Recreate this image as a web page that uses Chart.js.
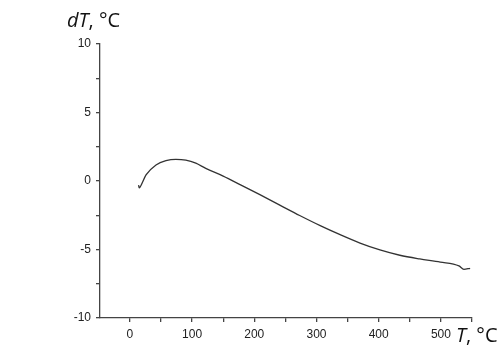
<!DOCTYPE html>
<html>
<head>
<meta charset="utf-8">
<script src="https://cdn.jsdelivr.net/npm/chart.js@4"></script>
<style>
  html, body { margin: 0; padding: 0; background: #fff; }
  #wrap { width: 500px; height: 345px; }
</style>
</head>
<body>
<div id="wrap"><canvas id="chart" width="500" height="345"></canvas></div>
<script>
// temperature T, °C
const temps = [14, 15, 17, 26, 42, 58, 74, 90, 106, 122, 150, 178, 209, 241, 273, 306, 338, 370, 402, 434, 466, 499, 529, 537, 547];
// dT, °C
const dT = [-0.3, -0.5, -0.4, 0.44, 1.17, 1.48, 1.58, 1.52, 1.3, 0.92, 0.36, -0.28, -1.0, -1.76, -2.52, -3.26, -3.92, -4.53, -5.03, -5.42, -5.69, -5.92, -6.2, -6.45, -6.37];

const xMajor = [0, 100, 200, 300, 400, 500];
const yMajor = [-10, -5, 0, 5, 10];

const axisColor = "#444";

const titles = {
  id: "axisTitles",
  afterDraw(chart) {
    const ctx = chart.ctx;
    ctx.save();
    ctx.fillStyle = "#111";
    ctx.textBaseline = "alphabetic";
    ctx.textAlign = "left";
    const draw = (x, y, italic, rest) => {
      ctx.font = "italic 20px 'Open Sans'";
      ctx.fillText(italic, x, y);
      const w = ctx.measureText(italic).width;
      ctx.font = "20px 'Open Sans'";
      ctx.fillText(rest, x + w, y);
    };
    draw(67, 27, "dT", ", °C");
    draw(456, 342, "T", ", °C");
    ctx.restore();
  }
};

new Chart(document.getElementById("chart"), {
  type: "scatter",
  data: {
    datasets: [{
      data: temps.map((t, i) => ({ x: t, y: dT[i] })),
      showLine: true,
      borderColor: "#333",
      borderWidth: 1.3,
      pointRadius: 0,
      cubicInterpolationMode: "monotone",
      fill: false
    }]
  },
  options: {
    responsive: false,
    animation: false,
    layout: { padding: { top: 44, right: 28, left: 0, bottom: 0 } },
    plugins: { legend: { display: false }, tooltip: { enabled: false } },
    scales: {
      x: {
        type: "linear",
        min: -48,
        max: 550,
        afterFit: (s) => { s.height = 27; },
        afterBuildTicks: (s) => {
          const t = [];
          for (let v = 0; v <= 550; v += 50) t.push({ value: v });
          s.ticks = t;
        },
        border: { display: true, color: axisColor, width: 1.3 },
        grid: { display: true, drawOnChartArea: false, drawTicks: true, tickLength: 4, color: axisColor, lineWidth: 1.3 },
        ticks: {
          autoSkip: false,
          maxRotation: 0,
          padding: 5,
          color: "#222",
          font: { family: "'Liberation Sans', Arial", size: 12 },
          callback: (v) => xMajor.includes(v) ? String(v) : ""
        }
      },
      y: {
        type: "linear",
        min: -10,
        max: 10,
        afterFit: (s) => { s.width = 100; },
        border: { display: true, color: axisColor, width: 1.3 },
        grid: { display: true, drawOnChartArea: false, drawTicks: true, tickLength: 4, color: axisColor, lineWidth: 1.3 },
        ticks: {
          stepSize: 2.5,
          autoSkip: false,
          padding: 5,
          color: "#222",
          font: { family: "'Liberation Sans', Arial", size: 12 },
          callback: (v) => yMajor.includes(v) ? String(v) : ""
        }
      }
    }
  },
  plugins: [titles]
});
</script>
</body>
</html>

═══

Repeat the material above in full and exactly, omitting the pictures.

Recreate this image as a web page that uses Chart.js.
<!DOCTYPE html>
<html>
<head>
<meta charset="utf-8">
<script src="https://cdn.jsdelivr.net/npm/chart.js@4"></script>
<style>
  html, body { margin: 0; padding: 0; background: #fff; }
  #wrap { width: 500px; height: 345px; }
</style>
</head>
<body>
<div id="wrap"><canvas id="chart" width="500" height="345"></canvas></div>
<script>
// temperature T, °C
const temps = [14, 15, 17, 26, 42, 58, 74, 90, 106, 122, 150, 178, 209, 241, 273, 306, 338, 370, 402, 434, 466, 499, 529, 537, 547];
// dT, °C
const dT = [-0.3, -0.5, -0.4, 0.44, 1.17, 1.48, 1.58, 1.52, 1.3, 0.92, 0.36, -0.28, -1.0, -1.76, -2.52, -3.26, -3.92, -4.53, -5.03, -5.42, -5.69, -5.92, -6.2, -6.45, -6.37];

const xMajor = [0, 100, 200, 300, 400, 500];
const yMajor = [-10, -5, 0, 5, 10];

const axisColor = "#444";

const titles = {
  id: "axisTitles",
  afterDraw(chart) {
    const ctx = chart.ctx;
    ctx.save();
    ctx.fillStyle = "#111";
    ctx.textBaseline = "alphabetic";
    ctx.textAlign = "left";
    const draw = (x, y, italic, rest) => {
      ctx.font = "italic 20px 'Open Sans'";
      ctx.fillText(italic, x, y);
      const w = ctx.measureText(italic).width;
      ctx.font = "20px 'Open Sans'";
      ctx.fillText(rest, x + w, y);
    };
    draw(67, 27, "dT", ", °C");
    draw(456, 342, "T", ", °C");
    ctx.restore();
  }
};

new Chart(document.getElementById("chart"), {
  type: "scatter",
  data: {
    datasets: [{
      data: temps.map((t, i) => ({ x: t, y: dT[i] })),
      showLine: true,
      borderColor: "#333",
      borderWidth: 1.3,
      pointRadius: 0,
      cubicInterpolationMode: "monotone",
      fill: false
    }]
  },
  options: {
    responsive: false,
    animation: false,
    layout: { padding: { top: 44, right: 28, left: 0, bottom: 0 } },
    plugins: { legend: { display: false }, tooltip: { enabled: false } },
    scales: {
      x: {
        type: "linear",
        min: -48,
        max: 550,
        afterFit: (s) => { s.height = 27; },
        afterBuildTicks: (s) => {
          const t = [];
          for (let v = 0; v <= 550; v += 50) t.push({ value: v });
          s.ticks = t;
        },
        border: { display: true, color: axisColor, width: 1.3 },
        grid: { display: true, drawOnChartArea: false, drawTicks: true, tickLength: 4, color: axisColor, lineWidth: 1.3 },
        ticks: {
          autoSkip: false,
          maxRotation: 0,
          padding: 5,
          color: "#222",
          font: { family: "'Liberation Sans', Arial", size: 12 },
          callback: (v) => xMajor.includes(v) ? String(v) : ""
        }
      },
      y: {
        type: "linear",
        min: -10,
        max: 10,
        afterFit: (s) => { s.width = 100; },
        border: { display: true, color: axisColor, width: 1.3 },
        grid: { display: true, drawOnChartArea: false, drawTicks: true, tickLength: 4, color: axisColor, lineWidth: 1.3 },
        ticks: {
          stepSize: 2.5,
          autoSkip: false,
          padding: 5,
          color: "#222",
          font: { family: "'Liberation Sans', Arial", size: 12 },
          callback: (v) => yMajor.includes(v) ? String(v) : ""
        }
      }
    }
  },
  plugins: [titles]
});
</script>
</body>
</html>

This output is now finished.